– Ten mężczyzna po publikacji jego wizerunku w mediach, sam zgłosił się do komisariatu. Przyniósł ze sobą również zrabowane pieniądze oraz narzędzie, którym zagroził pracownicy banku – mówi Karina Kamińska, oficer prasowy Komendy Miejskiej Policji w Gdańsku.
Przypomnijmy - do napadu doszło w ostatni czwartek około południa. Mężczyzna z maską na twarzy wszedł do jednej z placówek bankowych przy ul. Kartuskiej w Gdańsku. Następnie wyciągnął nóż i zażądał od pracownicy wydania wszystkich pieniędzy, po czym uciekł z łupem.

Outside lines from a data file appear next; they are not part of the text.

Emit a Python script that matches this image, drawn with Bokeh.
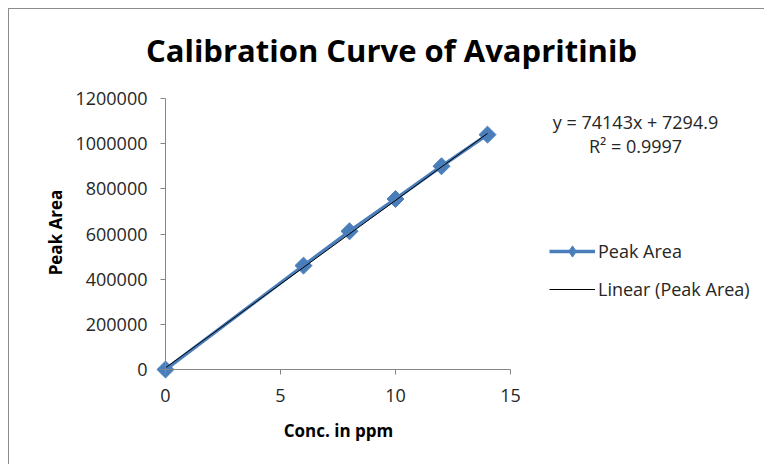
import numpy as np
from bokeh.plotting import figure
from bokeh.models import Label, Legend, LegendItem, FixedTicker, Range1d
from bokeh.embed import file_html
from bokeh.resources import INLINE

# data
conc = [0, 6, 8, 10, 12, 14]
peak_area = [0, 460000, 612000, 755000, 900000, 1040000]
slope = 74143
intercept = 7294.9
r_squared = 0.9997
x_ticks = [0, 5, 10, 15]
y_ticks = [0, 200000, 400000, 600000, 800000, 1000000, 1200000]

FONT = "Open Sans"
BLUE = "#4a7ebb"

# layout (pixels): plot frame covers the whole canvas, axes sit at x=0 / y=0
W, H = 756, 456
ORIGIN_X, ORIGIN_Y = 156, 96       # origin position from canvas left / bottom
PX_PER_X = 23.0                    # 15 units -> 345 px
PX_PER_Y = 271.0 / 1200000
xs0 = -ORIGIN_X / PX_PER_X
ys0 = -ORIGIN_Y / PX_PER_Y

p = figure(width=W, height=H, output_backend="svg", toolbar_location=None,
           x_range=Range1d(xs0, xs0 + W / PX_PER_X),
           y_range=Range1d(ys0, ys0 + H / PX_PER_Y),
           min_border_left=0, min_border_right=0, min_border_top=0,
           min_border_bottom=0)
p.styles = {"margin-left": "8px", "margin-top": "8px",
            "border-left": "1px solid #8c8c8c", "border-top": "1px solid #8c8c8c"}
p.outline_line_color = None
p.grid.visible = False
p.background_fill_color = "white"
p.border_fill_color = "white"

for ax in (p.xaxis[0], p.yaxis[0]):
    ax.axis_line_color = "#868686"
    ax.major_tick_line_color = "#868686"
    ax.major_tick_in = 0
    ax.major_tick_out = 5
    ax.minor_tick_line_color = None
    ax.major_label_text_font = FONT
    ax.major_label_text_font_size = "18px"
    ax.major_label_text_color = "#262626"
    ax.fixed_location = 0

p.xaxis.ticker = FixedTicker(ticks=x_ticks)
p.yaxis.ticker = FixedTicker(ticks=y_ticks)
p.xaxis.bounds = (x_ticks[0], x_ticks[-1])
p.yaxis.bounds = (y_ticks[0], y_ticks[-1])
p.yaxis.formatter.use_scientific = False
p.xaxis.major_label_standoff = 14
p.yaxis.major_label_standoff = 13

# series
ln = p.line(conc, peak_area, line_color=BLUE, line_width=3.5)
sc = p.scatter(conc, peak_area, marker="square", angle=np.pi / 4, size=12,
               fill_color=BLUE, line_color=BLUE)
# legend-only diamond (legend glyphs are never rotated); its single row is NaN, so nothing is plotted
leg_marker = p.scatter([np.nan], [np.nan], marker="diamond", fill_color=BLUE, line_color=BLUE)

# trend line
xt = np.array([min(conc), max(conc)], dtype=float)
yt = slope * xt + intercept
tl = p.line(xt, yt, line_color="black", line_width=1)

legend = Legend(items=[LegendItem(label="Peak Area", renderers=[ln, leg_marker]),
                       LegendItem(label="Linear (Peak Area)", renderers=[tl])],
                location=(540, 162))
legend.border_line_color = None
legend.background_fill_alpha = 0
legend.margin = 0
legend.padding = 0
legend.spacing = 10
legend.glyph_width = 46
legend.glyph_height = 28
legend.label_height = 20
legend.label_standoff = 3
legend.label_text_font = FONT
legend.label_text_font_size = "18px"
legend.label_text_color = "#262626"
p.add_layout(legend)

def add_text(txt, sx, sy, size, bold=False, color="#262626", angle=0.0):
    p.add_layout(Label(x=sx, y=sy, x_units="screen", y_units="screen", text=txt,
                       text_font=FONT, text_font_size=size,
                       text_font_style="bold" if bold else "normal",
                       text_align="center", text_baseline="middle",
                       text_color=color, angle=angle))

add_text("Calibration Curve of Avapritinib", 382, 416, "31px", bold=True, color="black")
add_text(f"y = {slope}x + {intercept}", 626, 344, "18px")
add_text(f"R² = {r_squared}", 626, 320, "18px")
add_text("Peak Area", 46, 233, "17px", bold=True, color="black", angle=np.pi / 2)
add_text("Conc. in ppm", 329, 35, "17px", bold=True, color="black")

open("out.html", "w").write(file_html(p, INLINE))
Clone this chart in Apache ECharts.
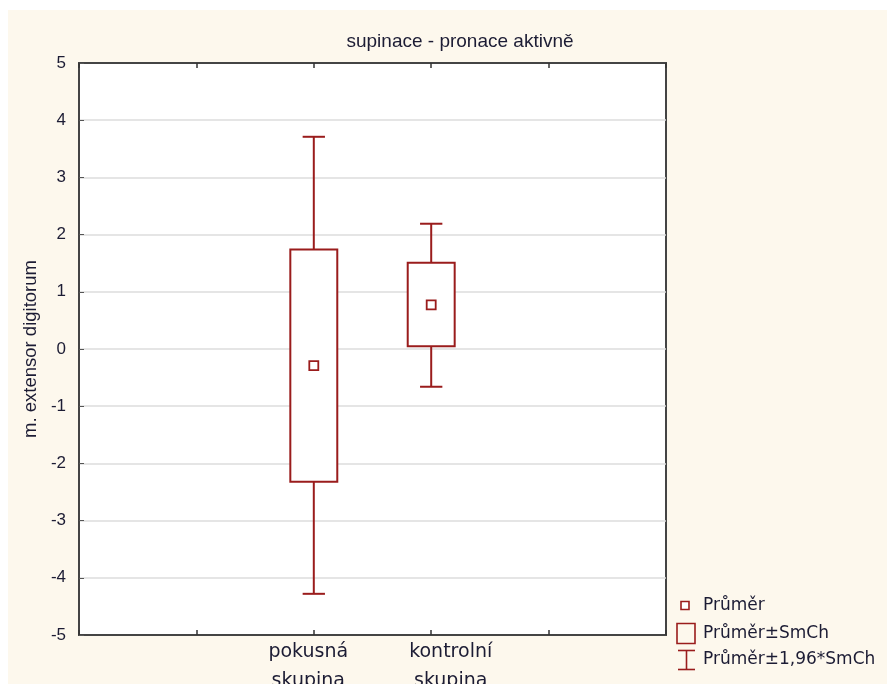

– Na miejsce został wysłany najbliższy patrol, przewodnik z psem tropiącym oraz policyjna grupa dochodzeniowo-śledcza. Funkcjonariusze przeprowadzili oględziny, ustalili i przesłuchali świadków. Zabezpieczony został także monitoring – tłumaczyła wówczas Karina Kamińska z Komendy Miejskiej Policji w Gdańsku.
Mężczyzna, który w poniedziałek sam zgłosił się na policję, został zatrzymany. Na dziś zaplanowane jest jego przesłuchanie, podczas którego postawione zostaną mu zarzuty.
Za napad z niebezpiecznym narzędziem grozi mężczyźnie do 12 lat więzienia.